# Puppies



## Mullen (Aug 31, 2008)

1.






2.





3.





4.





5.





6.






Bull mastif-pit bull-pug-beagle mix puppies. Taken with a 50mm mounted on a 40D.

If anyone is interested in one, we have eight to find homes for..


----------



## Phranquey (Aug 31, 2008)

Very cute.  #3 already looks like trouble.

Too bad I already have 4 dogs.


----------



## scubabear6 (Aug 31, 2008)

Cute pups!! love #3


----------



## Mullen (Aug 31, 2008)

Phranquey said:


> Very cute.  #3 already looks like trouble.
> 
> Too bad I already have 4 dogs.



Thanks. We had 3 dogs, but 2 of them decided to multiply.. Now we have these 8 ankle-biters (literally).



scubabear6 said:


> Cute pups!! love #3



Thank you.


----------



## Lyncca (Aug 31, 2008)

Awww! I love #4! Unfortunately, we just got finished house-breaking our 2nd boxer and there is no way I am going through puppy stage again for a long time! My house would never survive!


----------



## Sbuxo (Aug 31, 2008)

I love #1 and #6
<3


----------



## Antarctican (Aug 31, 2008)

This thread should come with a warning......soooooOOOOoooo sweet, some diabetics may be in danger.

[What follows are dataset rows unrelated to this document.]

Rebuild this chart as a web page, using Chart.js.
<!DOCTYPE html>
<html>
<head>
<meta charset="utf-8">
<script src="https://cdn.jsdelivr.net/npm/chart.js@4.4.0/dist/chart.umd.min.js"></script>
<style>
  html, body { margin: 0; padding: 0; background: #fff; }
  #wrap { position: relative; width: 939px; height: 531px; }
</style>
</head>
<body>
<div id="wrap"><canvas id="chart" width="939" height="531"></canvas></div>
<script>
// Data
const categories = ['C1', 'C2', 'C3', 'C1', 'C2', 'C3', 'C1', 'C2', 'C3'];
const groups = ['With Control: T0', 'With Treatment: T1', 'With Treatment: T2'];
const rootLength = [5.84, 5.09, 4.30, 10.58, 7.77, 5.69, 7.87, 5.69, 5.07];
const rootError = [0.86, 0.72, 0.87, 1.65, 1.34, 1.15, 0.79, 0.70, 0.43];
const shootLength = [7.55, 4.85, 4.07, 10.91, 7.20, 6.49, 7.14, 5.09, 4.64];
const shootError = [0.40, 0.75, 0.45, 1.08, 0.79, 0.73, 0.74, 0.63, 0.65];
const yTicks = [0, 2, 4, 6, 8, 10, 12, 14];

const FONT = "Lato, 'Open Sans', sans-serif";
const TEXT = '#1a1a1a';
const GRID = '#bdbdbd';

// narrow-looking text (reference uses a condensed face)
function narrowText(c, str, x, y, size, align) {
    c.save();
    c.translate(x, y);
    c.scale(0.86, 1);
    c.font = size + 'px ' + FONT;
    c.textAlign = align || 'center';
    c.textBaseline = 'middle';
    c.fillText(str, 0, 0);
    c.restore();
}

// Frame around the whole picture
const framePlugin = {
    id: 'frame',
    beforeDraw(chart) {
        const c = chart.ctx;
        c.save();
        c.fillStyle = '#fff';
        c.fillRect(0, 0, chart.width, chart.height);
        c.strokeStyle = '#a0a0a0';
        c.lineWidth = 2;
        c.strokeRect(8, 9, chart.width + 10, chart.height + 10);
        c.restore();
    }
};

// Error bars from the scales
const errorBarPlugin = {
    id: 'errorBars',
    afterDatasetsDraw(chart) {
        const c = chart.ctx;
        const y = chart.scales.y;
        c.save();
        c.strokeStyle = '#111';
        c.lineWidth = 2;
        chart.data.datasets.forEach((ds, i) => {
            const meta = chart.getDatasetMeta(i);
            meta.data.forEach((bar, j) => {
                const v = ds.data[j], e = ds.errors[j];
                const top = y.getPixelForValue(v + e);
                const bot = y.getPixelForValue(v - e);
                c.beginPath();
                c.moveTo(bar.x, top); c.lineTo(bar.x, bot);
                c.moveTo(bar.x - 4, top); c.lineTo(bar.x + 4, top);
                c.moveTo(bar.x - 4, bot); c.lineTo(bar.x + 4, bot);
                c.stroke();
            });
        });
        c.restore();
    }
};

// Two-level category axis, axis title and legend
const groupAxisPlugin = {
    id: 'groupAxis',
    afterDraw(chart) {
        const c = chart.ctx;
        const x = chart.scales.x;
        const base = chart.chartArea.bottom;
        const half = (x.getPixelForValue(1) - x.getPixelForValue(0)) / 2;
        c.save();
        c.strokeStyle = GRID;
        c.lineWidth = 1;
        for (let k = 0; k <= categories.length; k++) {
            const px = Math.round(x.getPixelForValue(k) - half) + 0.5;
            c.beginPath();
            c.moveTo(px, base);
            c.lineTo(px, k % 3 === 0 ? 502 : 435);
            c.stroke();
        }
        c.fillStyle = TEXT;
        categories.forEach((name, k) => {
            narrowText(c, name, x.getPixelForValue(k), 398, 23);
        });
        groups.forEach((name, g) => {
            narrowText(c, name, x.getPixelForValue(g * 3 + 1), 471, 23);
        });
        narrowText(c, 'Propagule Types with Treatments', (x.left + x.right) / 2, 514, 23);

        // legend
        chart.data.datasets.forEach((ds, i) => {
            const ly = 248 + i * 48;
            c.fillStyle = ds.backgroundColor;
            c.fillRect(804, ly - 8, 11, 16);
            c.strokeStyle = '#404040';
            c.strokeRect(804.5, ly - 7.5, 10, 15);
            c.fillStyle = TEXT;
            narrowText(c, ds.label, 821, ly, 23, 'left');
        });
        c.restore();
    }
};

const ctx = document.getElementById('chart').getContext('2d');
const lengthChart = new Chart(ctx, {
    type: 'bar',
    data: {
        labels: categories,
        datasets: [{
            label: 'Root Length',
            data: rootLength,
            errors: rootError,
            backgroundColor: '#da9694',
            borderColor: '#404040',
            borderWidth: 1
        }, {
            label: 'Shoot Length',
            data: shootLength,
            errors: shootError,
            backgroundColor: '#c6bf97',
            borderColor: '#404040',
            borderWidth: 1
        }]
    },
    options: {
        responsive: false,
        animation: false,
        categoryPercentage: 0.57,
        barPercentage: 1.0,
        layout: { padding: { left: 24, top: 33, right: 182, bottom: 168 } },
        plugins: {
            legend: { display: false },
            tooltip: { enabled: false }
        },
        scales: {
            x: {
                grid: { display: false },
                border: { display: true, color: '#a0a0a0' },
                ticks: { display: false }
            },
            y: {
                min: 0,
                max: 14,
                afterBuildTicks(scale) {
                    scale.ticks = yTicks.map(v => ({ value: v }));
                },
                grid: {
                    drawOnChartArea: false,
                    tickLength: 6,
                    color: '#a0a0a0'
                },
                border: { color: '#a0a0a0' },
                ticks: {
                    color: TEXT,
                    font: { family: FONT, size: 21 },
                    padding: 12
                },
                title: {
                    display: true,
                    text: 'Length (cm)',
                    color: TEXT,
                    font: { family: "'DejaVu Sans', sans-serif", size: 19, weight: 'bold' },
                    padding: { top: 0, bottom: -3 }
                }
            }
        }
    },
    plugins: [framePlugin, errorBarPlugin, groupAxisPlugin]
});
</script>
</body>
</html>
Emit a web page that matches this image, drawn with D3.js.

Seriously, you really captured well their 'puppiness'...big bellies, curiosity, playfulness etc. I'm so glad you shared these pics with us


----------



## Mullen (Aug 31, 2008)

Lyncca said:


> Awww! I love #4! Unfortunately, we just got finished house-breaking our 2nd boxer and there is no way I am going through puppy stage again for a long time! My house would never survive!



Thanks. We gave up on having house dogs a year or so ago. They have plenty of land to roam around on though.



Sbuxo said:


> I love #1 and #6
> <3



Thank you.


----------



## Mullen (Aug 31, 2008)

Antarctican said:


> This thread should come with a warning......soooooOOOOoooo sweet, some diabetics may be in danger.
> 
> Seriously, you really captured well their 'puppiness'...big bellies, curiosity, playfulness etc. I'm so glad you shared these pics with us



I apologize if any diabetics were harmed while viewing these photos. 

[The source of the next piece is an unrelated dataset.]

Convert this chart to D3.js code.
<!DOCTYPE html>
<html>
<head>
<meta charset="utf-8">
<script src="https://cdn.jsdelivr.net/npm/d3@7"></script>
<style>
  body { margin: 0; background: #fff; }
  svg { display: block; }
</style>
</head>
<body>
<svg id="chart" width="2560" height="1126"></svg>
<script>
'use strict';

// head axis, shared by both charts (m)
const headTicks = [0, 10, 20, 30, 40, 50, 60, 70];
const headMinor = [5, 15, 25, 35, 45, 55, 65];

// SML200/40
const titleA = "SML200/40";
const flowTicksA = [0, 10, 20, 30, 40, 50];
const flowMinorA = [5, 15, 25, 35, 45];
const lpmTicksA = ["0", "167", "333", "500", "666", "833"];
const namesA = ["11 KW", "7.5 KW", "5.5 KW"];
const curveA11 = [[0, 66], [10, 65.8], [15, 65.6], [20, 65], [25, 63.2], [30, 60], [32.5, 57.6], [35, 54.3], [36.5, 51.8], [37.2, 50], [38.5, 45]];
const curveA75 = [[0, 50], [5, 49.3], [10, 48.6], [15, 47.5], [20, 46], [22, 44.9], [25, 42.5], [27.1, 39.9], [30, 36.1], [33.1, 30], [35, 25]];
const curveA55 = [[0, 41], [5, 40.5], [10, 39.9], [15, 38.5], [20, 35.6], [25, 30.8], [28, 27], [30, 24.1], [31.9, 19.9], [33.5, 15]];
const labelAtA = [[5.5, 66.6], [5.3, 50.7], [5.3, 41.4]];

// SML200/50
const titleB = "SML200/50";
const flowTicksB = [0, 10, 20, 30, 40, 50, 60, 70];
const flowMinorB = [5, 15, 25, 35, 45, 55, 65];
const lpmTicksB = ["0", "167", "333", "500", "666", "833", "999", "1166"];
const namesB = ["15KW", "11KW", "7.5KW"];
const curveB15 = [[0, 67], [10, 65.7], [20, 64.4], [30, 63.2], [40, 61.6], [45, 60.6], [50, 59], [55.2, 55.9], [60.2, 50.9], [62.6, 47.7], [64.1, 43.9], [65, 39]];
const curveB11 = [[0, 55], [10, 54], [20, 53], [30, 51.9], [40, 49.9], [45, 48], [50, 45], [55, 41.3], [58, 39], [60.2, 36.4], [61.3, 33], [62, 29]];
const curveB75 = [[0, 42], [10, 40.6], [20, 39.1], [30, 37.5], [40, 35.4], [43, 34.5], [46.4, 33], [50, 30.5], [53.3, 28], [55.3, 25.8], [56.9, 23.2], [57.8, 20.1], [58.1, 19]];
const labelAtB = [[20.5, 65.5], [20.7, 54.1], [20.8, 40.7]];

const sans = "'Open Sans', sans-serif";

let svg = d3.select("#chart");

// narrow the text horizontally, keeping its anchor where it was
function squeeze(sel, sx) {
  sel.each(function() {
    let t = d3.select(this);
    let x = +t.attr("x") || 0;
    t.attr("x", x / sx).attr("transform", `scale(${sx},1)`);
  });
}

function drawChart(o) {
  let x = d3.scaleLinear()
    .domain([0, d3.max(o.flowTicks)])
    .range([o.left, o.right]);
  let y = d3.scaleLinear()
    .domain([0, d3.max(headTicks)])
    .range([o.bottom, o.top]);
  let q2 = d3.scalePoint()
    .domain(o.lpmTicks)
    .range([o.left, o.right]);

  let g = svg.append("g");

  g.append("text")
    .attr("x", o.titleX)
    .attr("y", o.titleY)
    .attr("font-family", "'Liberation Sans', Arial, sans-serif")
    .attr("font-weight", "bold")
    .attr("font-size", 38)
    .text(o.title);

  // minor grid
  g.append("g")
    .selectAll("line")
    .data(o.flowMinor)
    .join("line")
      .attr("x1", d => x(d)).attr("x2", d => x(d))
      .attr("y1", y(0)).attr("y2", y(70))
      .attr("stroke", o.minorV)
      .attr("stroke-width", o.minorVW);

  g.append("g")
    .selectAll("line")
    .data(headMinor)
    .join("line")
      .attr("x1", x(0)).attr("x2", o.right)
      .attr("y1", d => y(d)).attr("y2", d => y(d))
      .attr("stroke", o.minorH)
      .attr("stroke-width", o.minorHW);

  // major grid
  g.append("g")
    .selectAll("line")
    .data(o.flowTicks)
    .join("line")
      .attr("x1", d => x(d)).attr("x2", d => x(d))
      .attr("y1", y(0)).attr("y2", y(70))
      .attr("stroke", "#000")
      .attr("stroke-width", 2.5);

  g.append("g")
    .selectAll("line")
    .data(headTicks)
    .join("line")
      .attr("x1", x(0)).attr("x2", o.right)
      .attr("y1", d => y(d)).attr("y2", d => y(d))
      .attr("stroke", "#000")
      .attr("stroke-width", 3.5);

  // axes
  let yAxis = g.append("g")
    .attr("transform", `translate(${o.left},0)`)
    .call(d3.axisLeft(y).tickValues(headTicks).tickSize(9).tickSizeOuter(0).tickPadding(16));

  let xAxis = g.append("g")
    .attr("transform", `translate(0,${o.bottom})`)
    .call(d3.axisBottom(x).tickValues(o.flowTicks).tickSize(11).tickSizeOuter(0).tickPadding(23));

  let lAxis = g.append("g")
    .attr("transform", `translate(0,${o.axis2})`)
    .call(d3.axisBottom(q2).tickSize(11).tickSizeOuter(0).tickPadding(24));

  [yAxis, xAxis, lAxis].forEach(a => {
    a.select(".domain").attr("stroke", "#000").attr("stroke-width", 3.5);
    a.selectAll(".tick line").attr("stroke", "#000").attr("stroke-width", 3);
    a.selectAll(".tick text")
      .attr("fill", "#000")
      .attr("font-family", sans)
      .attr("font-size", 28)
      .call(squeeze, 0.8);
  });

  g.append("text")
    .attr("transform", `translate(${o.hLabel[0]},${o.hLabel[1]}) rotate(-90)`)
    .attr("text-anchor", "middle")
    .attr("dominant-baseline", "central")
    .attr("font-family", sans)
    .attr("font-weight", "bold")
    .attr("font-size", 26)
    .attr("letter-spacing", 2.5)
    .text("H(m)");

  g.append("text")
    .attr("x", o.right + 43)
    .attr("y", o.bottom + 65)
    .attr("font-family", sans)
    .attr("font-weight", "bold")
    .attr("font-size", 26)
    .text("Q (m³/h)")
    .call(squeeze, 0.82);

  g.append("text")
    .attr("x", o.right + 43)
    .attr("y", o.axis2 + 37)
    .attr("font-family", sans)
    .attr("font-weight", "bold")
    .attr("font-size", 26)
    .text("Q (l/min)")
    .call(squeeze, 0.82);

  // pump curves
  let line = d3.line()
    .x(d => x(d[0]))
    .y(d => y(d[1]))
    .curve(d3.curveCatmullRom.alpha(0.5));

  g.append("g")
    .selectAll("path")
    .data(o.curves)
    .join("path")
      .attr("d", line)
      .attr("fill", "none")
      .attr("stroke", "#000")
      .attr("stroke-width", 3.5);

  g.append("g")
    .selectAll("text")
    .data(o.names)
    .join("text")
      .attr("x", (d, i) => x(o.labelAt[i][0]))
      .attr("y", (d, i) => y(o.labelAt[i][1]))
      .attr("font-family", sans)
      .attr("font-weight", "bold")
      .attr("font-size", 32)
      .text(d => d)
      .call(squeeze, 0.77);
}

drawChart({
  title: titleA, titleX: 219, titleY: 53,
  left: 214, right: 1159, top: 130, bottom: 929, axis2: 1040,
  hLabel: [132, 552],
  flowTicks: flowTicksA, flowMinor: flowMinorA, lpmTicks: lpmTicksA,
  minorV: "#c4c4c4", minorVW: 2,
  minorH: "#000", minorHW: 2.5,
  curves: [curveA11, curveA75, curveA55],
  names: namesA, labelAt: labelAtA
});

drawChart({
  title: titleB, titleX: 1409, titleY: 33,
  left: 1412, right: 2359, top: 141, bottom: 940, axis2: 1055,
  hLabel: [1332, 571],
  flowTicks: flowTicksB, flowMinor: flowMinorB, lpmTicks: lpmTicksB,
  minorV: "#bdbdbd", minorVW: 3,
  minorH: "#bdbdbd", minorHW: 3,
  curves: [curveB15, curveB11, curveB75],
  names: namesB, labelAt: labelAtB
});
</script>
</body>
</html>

Their curiosity and/or playfulness cost me a few good pictures (The 50mm has a minimum focus of 1.5ft), I was fairly pleased with my results though. Thanks for the comment.


----------



## Dmitri (Aug 31, 2008)

awwwwwwwwwwwwwwwwwww!!!

Puppies!!!! and nice shots, but really... puppies!!!!


----------



## Mullen (Aug 31, 2008)

Dmitri said:


> awwwwwwwwwwwwwwwwwww!!!
> 
> Puppies!!!! and nice shots, but really... puppies!!!!



:mrgreen:

Thanks.


----------



## sarallyn (Aug 31, 2008)

....I think it's time for some dogs to get the snip! yikes, that's a lot of breeding.

cute puppies, though.


----------



## Mullen (Aug 31, 2008)

sarallyn said:


> ....I think it's time for some dogs to get the snip! yikes, that's a lot of breeding.
> 
> cute puppies, though.



Yeah, the puggle is getting fixed tuesday. 

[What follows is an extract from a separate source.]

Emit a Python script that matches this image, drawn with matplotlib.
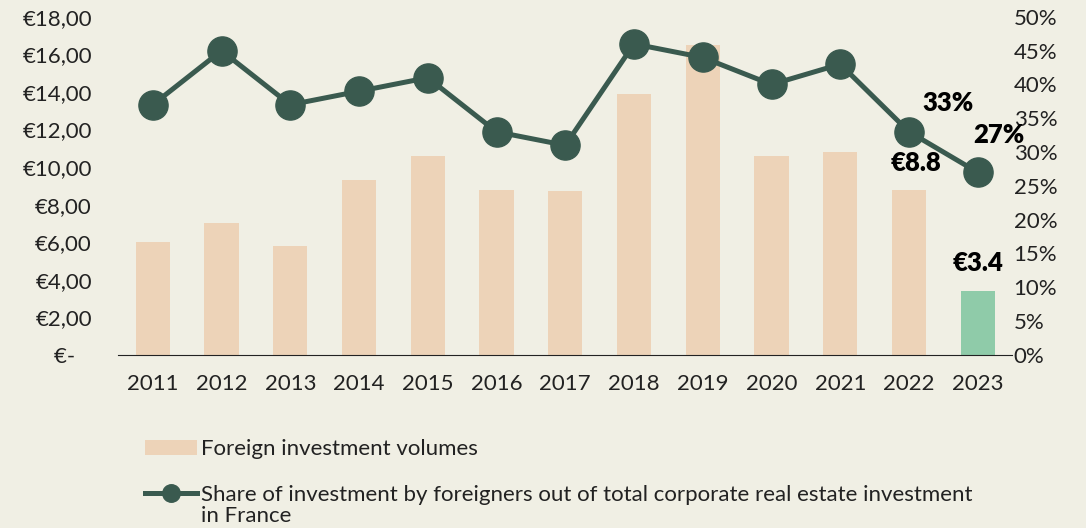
import matplotlib
matplotlib.use('Agg')
import matplotlib.pyplot as plt
from matplotlib.ticker import FuncFormatter, PercentFormatter

# Data
years = ['2011', '2012', '2013', '2014', '2015', '2016', '2017',
         '2018', '2019', '2020', '2021', '2022', '2023']
volumes = [6.0, 7.0, 5.8, 9.3, 10.6, 8.8, 8.7, 13.9, 16.5, 10.6, 10.8, 8.8, 3.4]
shares = [37, 45, 37, 39, 41, 33, 31, 46, 44, 40, 43, 33, 27]

bg = '#F0EFE4'
bar_col = '#EDD3B8'
last_col = '#8FCBA9'
line_col = '#3A5A4F'
txt_col = '#222222'

plt.rcParams['font.family'] = ['Lato', 'DejaVu Sans']

fig = plt.figure(figsize=(10.86, 5.28), dpi=100, facecolor=bg)
ax = fig.add_axes([0.109, 0.328, 0.823, 0.64])
ax.set_facecolor(bg)

x = range(len(years))
colors = [bar_col] * (len(years) - 1) + [last_col]
bars = ax.bar(x, volumes, width=0.5, color=colors, zorder=2)
ax.set_ylim(0, 18)
ax.set_yticks(range(0, 19, 2))
ax.yaxis.set_major_formatter(FuncFormatter(
    lambda v, p: '€-   ' if v == 0 else '€{:.2f}'.format(v).replace('.', ',')))
ax.set_xlim(-0.5, len(years) - 0.5)
ax.set_xticks(list(x))
ax.set_xticklabels(years)
for s in ['top', 'right', 'left']:
    ax.spines[s].set_visible(False)
ax.spines['bottom'].set_color(txt_col)
ax.tick_params(length=0, labelsize=16, colors=txt_col)
ax.tick_params(axis='x', pad=14)
ax.tick_params(axis='y', pad=19)

ax2 = ax.twinx()
ax2.set_ylim(0, 50)
ax2.set_yticks(range(0, 51, 5))
ax2.yaxis.set_major_formatter(PercentFormatter(decimals=0))
for s in ax2.spines.values():
    s.set_visible(False)
ax2.tick_params(length=0, labelsize=16, colors=txt_col, pad=1)
line, = ax2.plot(list(x), shares, '-o', color=line_col, lw=3.6, markersize=21, zorder=3)

# labels on last points / bars
lbl = dict(textcoords='offset points', ha='center', va='center',
           fontsize=18.5, fontweight='heavy', color='black')
ax2.annotate('{}%'.format(shares[-2]), (11, shares[-2]), xytext=(28, 21), **lbl)
ax2.annotate('{}%'.format(shares[-1]), (12, shares[-1]), xytext=(15, 27), **lbl)
ax.annotate('€{}'.format(volumes[-2]), (11, volumes[-2]), xytext=(5, 19), **lbl)
ax.annotate('€{}'.format(volumes[-1]), (12, volumes[-1]), xytext=(0, 20), **lbl)

leg = fig.legend([bars[0], line],
                 ['Foreign investment volumes',
                  'Share of investment by foreigners out of total corporate real estate investment'],
                 loc='upper left', bbox_to_anchor=(0.125, 0.185), frameon=False,
                 fontsize=16, handlelength=2.35, handletextpad=0.2, labelspacing=1.17,
                 borderaxespad=0, markerscale=0.6)
for t in leg.get_texts():
    t.set_color(txt_col)

# second line of the wrapped legend label, placed under the first
fig.canvas.draw()
bb = leg.get_texts()[1].get_window_extent().transformed(fig.transFigure.inverted())
fig.text(bb.x0, bb.y0 - 0.002, 'in France', ha='left', va='top',
         fontsize=16, color=txt_col)

fig.savefig('out.png', dpi=100, facecolor=bg)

She had double what we hoped she would being her first time.

Thanks for commenting.


----------



## Hobbes (Sep 1, 2008)

lol they are so adorable. #5 is my favorite because of the puppy dog pout ^^
the dog in #2 looks kinda old and weak lol


----------



## Mullen (Sep 1, 2008)

Hobbes said:


> lol they are so adorable. #5 is my favorite because of the puppy dog pout ^^
> the dog in #2 looks kinda old and weak lol



Thanks.

I think #5 is my favorite too, but I managed to get the nose just out of focus.


----------